Diğer dernekler (tamamı değil elbet) sorunun son noktasında çözüm olmaya çalışırken biz sorunun en başına odaklanmaya çalışıyoruz. Afrika’da faaliyet gösteren çoğu kurum bilir ki yoksulluğun temel nedenlerinden biri ailenin bir arada olmamasıdır. Biz Düğün Derneği olarak aileyi bir arada tutmaya ve güçlendirmeye odaklanıyoruz.
Yardıma gittiğiniz bölgelerde karşılaştığınız en ilginç olay neydi?
Gittiğimiz her ülkede, çaldığımız her kapıda yeni bir hikâye karşılıyor bizi fakat bugüne kadar en çok şaşırdığım ve hâlâ etkisinden kurtulamadığım şey yoksulluk tanımının farklılığıydı. Yoksul deyince aklımda kirasını ödeyemeyen, istediğini alamayan insanlar beliriyordu. Sonra, yemekten kalan kemikleri yiyen insanlar tanıdım. Yoksulluk kelimesi aynı olsa da içini doldurduğumuz şeyler ayrıydı.
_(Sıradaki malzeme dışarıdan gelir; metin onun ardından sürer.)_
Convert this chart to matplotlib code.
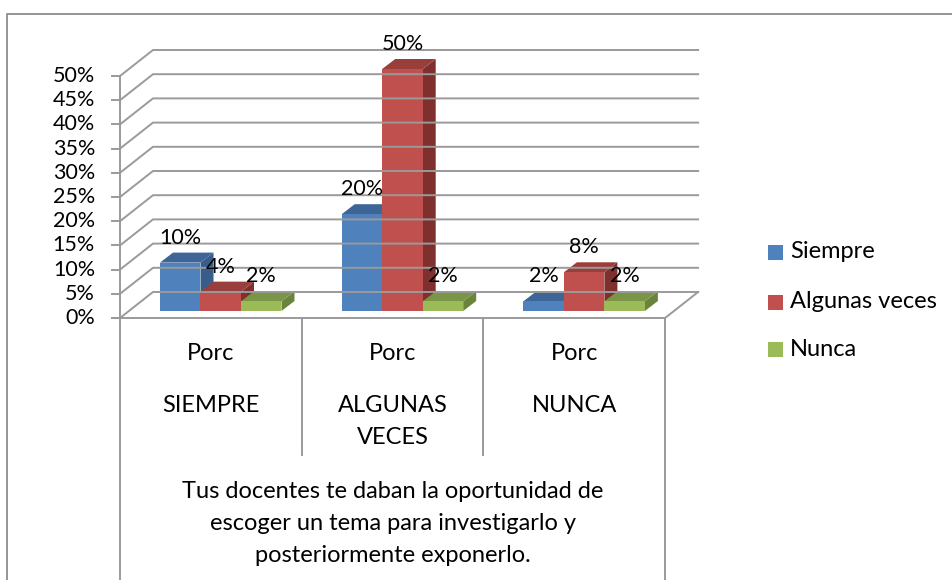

Hizmet verdiğiniz bölgelerdeki düğün anlayışı bizimkinden ne kadar farklı?
Belki saatlerce konuşulacak konu ama tek örnekle anlatayım: İlk düğünü yaptığımız çiftimize kıyafetler aldık, nikahlarını kıydık, müzikler eşliğinde dans ettik ve misafirlere yemek ikram ettik. Bunun bedeli 4 bin TL’ydi. Aynı gün, babamdan bir mesaj aldım. Kuzenimin düğününden vazgeçmişlerdi çünkü kız tarafının istediği masraf toplamda 850 bin TL’ydi.
Türkiye’deki bir düğün masrafıyla 212 çifti evlendirebiliyorduk. Üstelik ikisi de köyde yaşıyor ve ikisi de işçiydi. Herhalde bu, iki düğün arasındaki farkı ortaya koyar.
Afrika bir gün düzelecek mi? Nasıl düzelir?
Tek kutuplu dünyaya bir itiraz yükselebildiğinde Afrika da düzelecek.
Yardım olayını suistimal eden çok fazla dernek var. Bir yere bağış yaparken neye dikkat etmeliyiz?
Dernek adı altında bir araya gelen birçok dolandırıcı, ağlayan çocuk videolarıyla milyonluk vurgun yapıyor. İnsanların bu noktada yapması gereken şey ağlayan çocuklara, kadınlara değil projelere destek olmak.
Gençlere bir tavsiyeniz var mı?
Gençlik biraz da kaygıdır. Kaygıyı üretime çevirdiklerinde her şeyin düzeleceğini bilsinler.